أَوْ مِسْكِيْنًا ذَا مَتْرَبَةٍ.
Au miskīnan dzā matrabah.
“Atau orang miskin yang sangat membutuhkan.” (al-Balad [90]: 16)
Memberikan makanan kepada orang miskin yang tidak mempunyai pekerjaan dan tidak dapat bekerja karena ‘udzur, seperti sudah lanjut usia, cacat fisik, ataupun cacat mental.
ثُمَّ كَانَ مِنَ الَّذِيْنَ آمَنُوْا وَ تَوَاصَوْا بِالصَّبْرِ وَ تَوَاصَوْا بِالْمَرْحَمَةِ.
Tsumma kāna minal ladzīna āmanū wa tawāshau bish shabri wa tawāshau bil marḥamah.

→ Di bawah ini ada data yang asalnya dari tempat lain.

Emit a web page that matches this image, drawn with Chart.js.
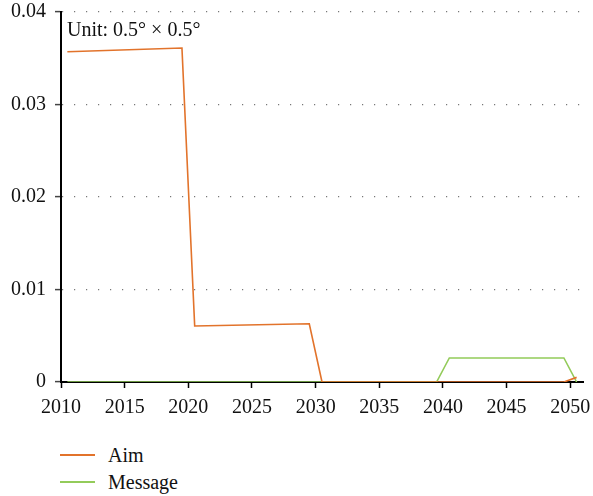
<!DOCTYPE html>
<html>
<head>
<meta charset="utf-8">
<script src="https://cdn.jsdelivr.net/npm/chart.js@4"></script>
<style>
  html, body { margin: 0; padding: 0; background: #fff; }
  #wrap { position: relative; width: 593px; height: 430px; }
  #legend { position: relative; width: 593px; height: 66px; font-family: "Liberation Serif", "DejaVu Serif", serif; font-size: 20px; color: #111; }
  .leg-item { position: absolute; left: 60px; height: 22px; display: flex; align-items: center; }
  .leg-line { width: 35px; height: 2px; margin-right: 13px; }
</style>
</head>
<body>
<div id="wrap"><canvas id="chart"></canvas></div>
<div id="legend"></div>
<script>
// values (x = year, y = value per cell)
const aimYears = [2010.5, 2019.5, 2020.5, 2029.5, 2030.5, 2049.5, 2050.5];
const aimValues = [0.0357, 0.0361, 0.00605, 0.0063, 0, 0, 0.0005];
const messageYears = [2010.5, 2039.5, 2040.5, 2049.5, 2050.5];
const messageValues = [0, 0, 0.0026, 0.0026, 0];
const xTicks = [2010, 2015, 2020, 2025, 2030, 2035, 2040, 2045, 2050];
const yTicks = [0, 0.01, 0.02, 0.03, 0.04];
const seriesNames = ['Aim', 'Message'];
const seriesColors = ['#e2732b', '#93cb5a'];
const unitLabel = 'Unit: 0.5° × 0.5°';

const font = { family: '"Liberation Serif", "DejaVu Serif", serif', size: 20 };

const toPoints = (xs, ys) => xs.map((x, i) => ({ x: x, y: ys[i] }));

// keep label overhang from pushing the plot area around
const noOverhang = (scale) => {
    scale.paddingTop = 0;
    scale.paddingBottom = 0;
    scale.paddingLeft = 0;
    scale.paddingRight = 0;
};

const unitPlugin = {
    id: 'unitLabel',
    afterDraw(chart) {
        const { ctx, chartArea } = chart;
        ctx.save();
        ctx.font = `20px ${font.family}`;
        ctx.fillStyle = '#111';
        ctx.textBaseline = 'alphabetic';
        ctx.fillText(unitLabel, chartArea.left + 6, chartArea.top + 24);
        ctx.restore();
    }
};

const chart = new Chart(document.getElementById('chart'), {
    type: 'line',
    data: {
        datasets: [
            { label: seriesNames[0], data: toPoints(aimYears, aimValues), borderColor: seriesColors[0] },
            { label: seriesNames[1], data: toPoints(messageYears, messageValues), borderColor: seriesColors[1] }
        ]
    },
    options: {
        responsive: true,
        maintainAspectRatio: false,
        animation: false,
        layout: { padding: { top: 12, right: 10, left: 0, bottom: 0 } },
        elements: {
            line: { borderWidth: 1.6, tension: 0, fill: false },
            point: { radius: 0 }
        },
        plugins: {
            legend: { display: false },
            tooltip: { enabled: false }
        },
        scales: {
            x: {
                type: 'linear',
                min: 2010,
                max: 2051,
                afterBuildTicks: (scale) => { scale.ticks = xTicks.map(v => ({ value: v })); },
                afterFit: (scale) => { scale.height = 48; noOverhang(scale); },
                ticks: { font: font, color: '#111', padding: 8, maxRotation: 0, callback: v => String(v) },
                grid: { drawOnChartArea: false, drawTicks: true, tickLength: 6, tickColor: '#000', tickWidth: 1.5 },
                border: { color: '#000', width: 2 }
            },
            y: {
                min: 0,
                max: 0.04,
                afterBuildTicks: (scale) => { scale.ticks = yTicks.map(v => ({ value: v })); },
                afterFit: (scale) => { scale.width = 61; noOverhang(scale); },
                ticks: { font: font, color: '#111', padding: 9, callback: v => v === 0 ? '0' : v.toFixed(2) },
                grid: { color: '#777', lineWidth: 1.2, drawTicks: true, tickLength: 6, tickColor: '#444', tickWidth: 1.5 },
                border: { color: '#000', width: 2, dash: [1.2, 10.8] }
            }
        }
    },
    plugins: [unitPlugin]
});

// legend below the chart, one entry per line
document.getElementById('legend').innerHTML = chart.data.datasets.map((ds, i) => `
    <div class="leg-item" style="top:${14 + i * 27}px">
        <span class="leg-line" style="background:${ds.borderColor}"></span>
        <span>${ds.label}</span>
    </div>
`).join('');
</script>
</body>
</html>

“Yang demikian itu tidak akan dilakukan, sehingga mejadilah dia orang-orang yang beriman, dan saling berwasiat supaya berhati sabar dan berkasih-sayang.” (44) (al-Balad [90]: 17)

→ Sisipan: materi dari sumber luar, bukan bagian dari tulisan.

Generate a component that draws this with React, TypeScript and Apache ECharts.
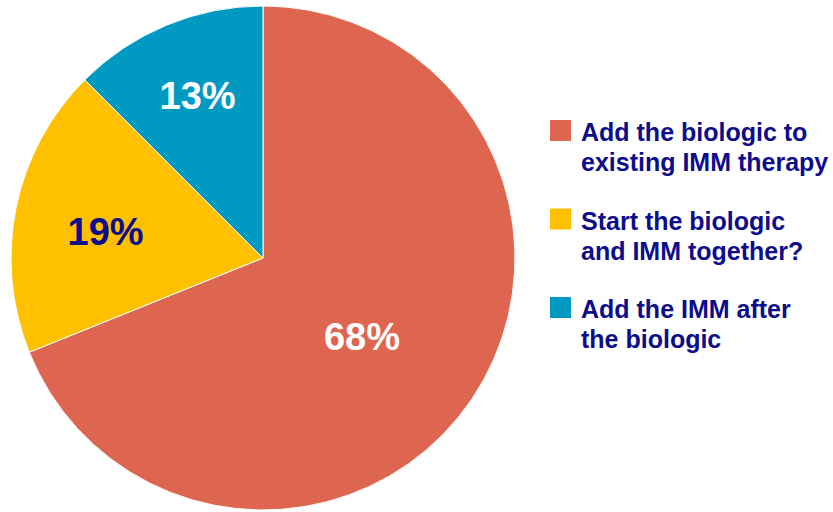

Selain menempuh jalan-jalan pendakian yang penuh kesukaran dengan melaksanakan berbagai ‘amal kebijakan seperti telah disebutkan itu, manusia hendaklah menggolongkan diri ke dalam golongan orang-orang yang beriman dengan benar, sabar menderita gangguan dalam membela kebenaran, merahmati (mengasihi dan menyayangi) hamba Allah, serta memberikan pertolongan kepada mereka. Jelasnya, mengerjakan semua kebajikan haruslah didasari keimanan karena itu syarat ketaatan bisa diterima.
أُولئِكَ أَصْحَابُ الْمَيْمَنَةِ.
Ulā’ika ashḥābul maimanah.
“Itulah kaum kanan.” (al-Balad [90]: 18)
Mereka yang menempuh jalan pendakian dengan jalan memerdekakan budak, memberi makanan kepada orang miskin, menolong kaum kerabat pada saat mereka membutuhkan pertolongan, sesudah beriman dan saling berwasiat dalam kesabaran dan berkasih-sayang, itulah orang-orang yang bahagia. Mereka akan menikmati kelezatan surga Jannatun Na‘īm.

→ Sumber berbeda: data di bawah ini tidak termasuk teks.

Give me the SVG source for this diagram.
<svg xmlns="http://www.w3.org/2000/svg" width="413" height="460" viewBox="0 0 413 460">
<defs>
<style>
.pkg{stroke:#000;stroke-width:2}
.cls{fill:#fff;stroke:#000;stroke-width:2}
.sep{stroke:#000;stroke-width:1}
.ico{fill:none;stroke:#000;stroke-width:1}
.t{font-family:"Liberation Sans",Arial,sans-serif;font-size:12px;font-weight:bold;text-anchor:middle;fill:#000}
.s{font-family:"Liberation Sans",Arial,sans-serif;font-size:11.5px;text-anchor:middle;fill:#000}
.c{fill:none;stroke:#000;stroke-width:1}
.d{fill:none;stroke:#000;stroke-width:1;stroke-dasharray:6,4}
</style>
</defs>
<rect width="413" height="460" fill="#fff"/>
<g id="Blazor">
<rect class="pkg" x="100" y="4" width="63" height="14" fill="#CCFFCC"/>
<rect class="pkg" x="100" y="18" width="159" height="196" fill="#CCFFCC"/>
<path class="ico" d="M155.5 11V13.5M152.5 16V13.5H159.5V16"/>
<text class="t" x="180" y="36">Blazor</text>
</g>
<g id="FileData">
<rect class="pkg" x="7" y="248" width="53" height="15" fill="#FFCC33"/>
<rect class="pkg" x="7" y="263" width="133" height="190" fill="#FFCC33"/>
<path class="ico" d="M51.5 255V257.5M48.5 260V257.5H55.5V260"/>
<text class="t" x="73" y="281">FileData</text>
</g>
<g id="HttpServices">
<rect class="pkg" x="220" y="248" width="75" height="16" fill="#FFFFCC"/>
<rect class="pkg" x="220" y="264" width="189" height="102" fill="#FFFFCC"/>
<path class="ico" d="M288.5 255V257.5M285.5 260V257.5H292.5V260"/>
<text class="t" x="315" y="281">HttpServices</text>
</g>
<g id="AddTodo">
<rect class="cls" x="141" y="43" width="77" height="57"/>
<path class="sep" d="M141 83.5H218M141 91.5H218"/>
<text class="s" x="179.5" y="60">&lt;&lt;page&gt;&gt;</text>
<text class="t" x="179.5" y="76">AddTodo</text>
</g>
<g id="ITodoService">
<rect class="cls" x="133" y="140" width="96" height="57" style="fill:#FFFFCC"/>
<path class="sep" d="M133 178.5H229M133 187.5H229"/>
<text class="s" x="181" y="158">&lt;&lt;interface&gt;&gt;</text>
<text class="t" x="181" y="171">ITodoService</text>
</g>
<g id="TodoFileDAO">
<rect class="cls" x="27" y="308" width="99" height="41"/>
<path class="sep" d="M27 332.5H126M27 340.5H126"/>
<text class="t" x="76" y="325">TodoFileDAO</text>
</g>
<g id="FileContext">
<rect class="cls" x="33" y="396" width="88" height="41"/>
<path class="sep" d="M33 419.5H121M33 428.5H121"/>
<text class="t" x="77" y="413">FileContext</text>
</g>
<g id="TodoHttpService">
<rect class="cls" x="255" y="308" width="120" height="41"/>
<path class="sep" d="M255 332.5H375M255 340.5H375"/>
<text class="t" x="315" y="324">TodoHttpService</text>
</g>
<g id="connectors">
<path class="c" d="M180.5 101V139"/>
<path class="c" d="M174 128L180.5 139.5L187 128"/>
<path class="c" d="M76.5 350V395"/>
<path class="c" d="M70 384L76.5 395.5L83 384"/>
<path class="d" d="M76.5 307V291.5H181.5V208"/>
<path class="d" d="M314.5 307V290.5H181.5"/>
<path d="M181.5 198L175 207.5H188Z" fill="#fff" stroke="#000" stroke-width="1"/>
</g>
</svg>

وَ الَّذِيْنَ كَفَرُوْا بِآيَاتِنَا هُمْ أَصْحَابُ الْمَشْأَمَةِ.
Wal ladzīna kafarū bi’āyātinā hum ashḥābul masy’amah.
“Adapun orang-orang yang mengingkari ayat-ayat Kami, itulah kaum kiri.” (al-Balad [90]: 19)
Adapun mereka yang mengingkari ayat-ayat Allah, baik yang berwujud ayat-ayat (fenomena) yang terbentang di alam raya ini ataupun yang berwujud ayat-ayat al-Qur’ān yang disampaikan oleh Rasūl, itulah orang-orang kiri yang ditempatkan di dalam neraka Jaḥīm. Mereka akan terbenam dalam api yang panas dan tetap berada di dalamnya untuk selama-lamanya.
عَلَيْهِمْ نَارٌ مُّؤْصَدَةٌ
‘Alaihim nārum mu’shadah.
“Mereka mendapatkan api yang terkurung.” (al-Balad [90]: 20)
Bertindih-tindih api neraka mengurung mereka, sehingga karenanya mereka tidak bisa melepaskan diri dari ‘adzab neraka.
Dalam ayat-ayat ini Allah menjelaskan bahwa seharusnya orang-orang kafir mensyukuri nikmat-nikmat Allah yang diterima mereka dan memilih jalan kebajikan. Yaitu melimpahkan sebagian nikmat yang telah diterima mereka itu kepada orang lain dengan jalan memerdekakan budak, menolong anak yatim, memberikan makanan kepada orang miskin, serta menggolongkan diri ke dalam golongan orang yang beriman, saling berwasiat dalam kesabaran dan berkasih-sayang dengan sesama hamba Allah.